Towards Multimodal Domain Generalization with Few Labels

Conference: CVPR 2026 arXiv: 2602.22917 Code: https://github.com/lihongzhao99/SSMDG Area: Multimodal VLM Keywords: Semi-supervised Learning, Domain Generalization, Multimodal Fusion, Pseudo Labels, Cross-modal Prototype Alignment

TL;DR

This paper defines and investigates the novel problem of Semi-Supervised Multimodal Domain Generalization (SSMDG), and proposes a unified framework integrating consensus-driven pseudo-labeling, disagreement-aware regularization, and cross-modal prototype alignment to achieve cross-domain generalization of multimodal models under limited annotation.

Background & Motivation

Background: Multimodal Domain Generalization (MMDG) assumes all source domain data are labeled; Semi-Supervised Multimodal Learning (SSML) exploits unlabeled data but ignores domain shift; Semi-Supervised Domain Generalization (SSDG) addresses domain shift but is restricted to unimodal inputs. Each direction addresses only part of the problem.

Limitations of Prior Work: In real-world scenarios, three challenges arise simultaneously—multimodal data, scarce labels, and domain shift.

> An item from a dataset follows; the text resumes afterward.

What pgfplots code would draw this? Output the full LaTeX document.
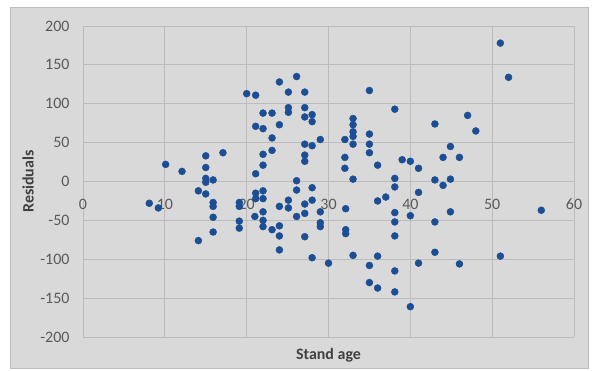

MMDG methods cannot leverage large amounts of unlabeled data; SSML methods assume identical training and test distributions; SSDG methods cannot exploit cross-modal complementarity.

Key Challenge: (a) How to obtain reliable pseudo labels under low confidence and inter-modal disagreement; (b) how to learn representations that are simultaneously invariant to modality and domain under limited supervision.

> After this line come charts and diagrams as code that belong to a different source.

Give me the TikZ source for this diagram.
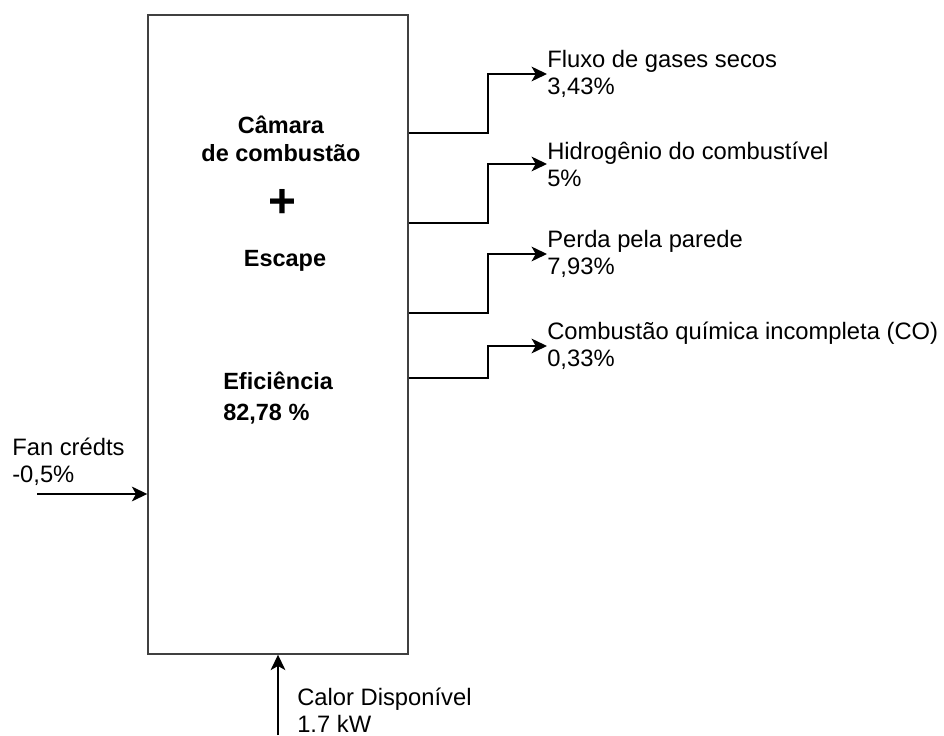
\documentclass[tikz,border=0pt]{standalone}
\usepackage{fontspec}
\setmainfont{Liberation Sans}
\usepackage{tikz}
\usetikzlibrary{arrows.meta, positioning}

\begin{document}
\begin{tikzpicture}[every node/.style={font=\fontsize{16.9pt}{19.2pt}\selectfont, inner sep=0pt},
  boxtxt/.style={font=\fontsize{16.7pt}{19.8pt}\selectfont\bfseries, align=center},
  flow/.style={line width=1.05pt, -{Stealth[length=11pt, width=10.5pt, inset=3pt]}}]
\useasboundingbox (0,0) rectangle (23.6,18.375);
% Chamber (one big box)
\node[draw=black!75, line width=1pt, minimum width=6.5cm, minimum height=15.975cm] (box) at (6.95,10.0125) {};
\node[boxtxt] (chamber) at (7.025,14.91) {Câmara\\de combustão};
\node[font=\fontsize{34pt}{40pt}\selectfont\bfseries] (plus) at (7.06,13.3) {+};
\node[boxtxt] (escape) at (7.125,11.86) {Escape};
\node[boxtxt, font=\fontsize{16.7pt}{22pt}\selectfont\bfseries, align=left, anchor=north west] (eff) at (5.575,9.075) {Eficiência\\82,78 \%};
% Losses (right side)
\node[anchor=west, align=left] (gas) at (13.675,16.525) {Fluxo de gases secos\\3,43\%};
\node[anchor=west, align=left] (hyd) at (13.675,14.275) {Hidrogênio do combustível\\5\%};
\node[anchor=west, align=left] (wall) at (13.675,12.025) {Perda pela parede\\7,93\%};
\node[anchor=west, align=left] (co) at (13.675,9.725) {Combustão química incompleta (CO)\\0,33\%};
\draw[flow] (box.east |- 0,15.05) -- (12.2,15.05) |- (gas.west);
\draw[flow] (box.east |- 0,12.8) -- (12.2,12.8) |- (hyd.west);
\draw[flow] (box.east |- 0,10.55) -- (12.2,10.55) |- (wall.west);
\draw[flow] (box.east |- 0,8.925) -- (12.2,8.925) |- (co.west);
% Fan credits (left side)
\node[anchor=north west, align=left] (fan) at (0.3,7.4375) {Fan crédts\\-0,5\%};
\coordinate (fanin) at (0.925,6.025);
\draw[flow] (fanin) -- (box.west |- fanin);
% Available heat (bottom)
\coordinate (heatin) at (6.95,0);
\draw[flow] (heatin) -- (box.south);
\node[anchor=north west, align=left] (heat) at (7.425,1.1875) {Calor Disponível\\1.7 kW};
\end{tikzpicture}
\end{document}
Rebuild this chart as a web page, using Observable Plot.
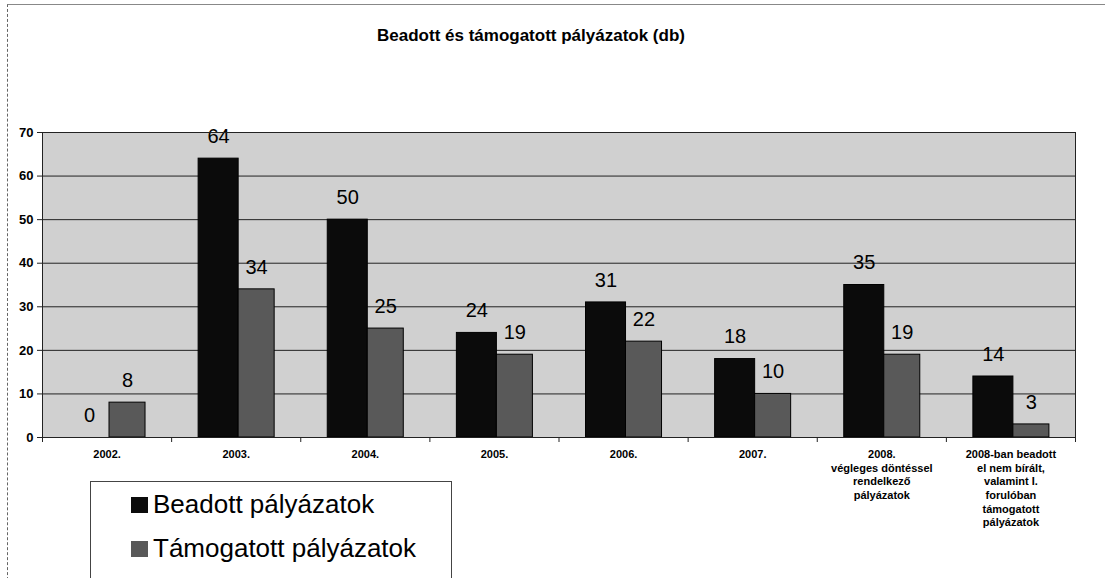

Goal: Establish an SSMDG benchmark and design a unified framework that jointly addresses pseudo-label reliability and domain-modality invariant representation learning.

Key Insight: The consensus between fusion predictions and unimodal predictions is leveraged to filter reliable pseudo labels, while class prototypes serve as semantic anchors across domains and modalities.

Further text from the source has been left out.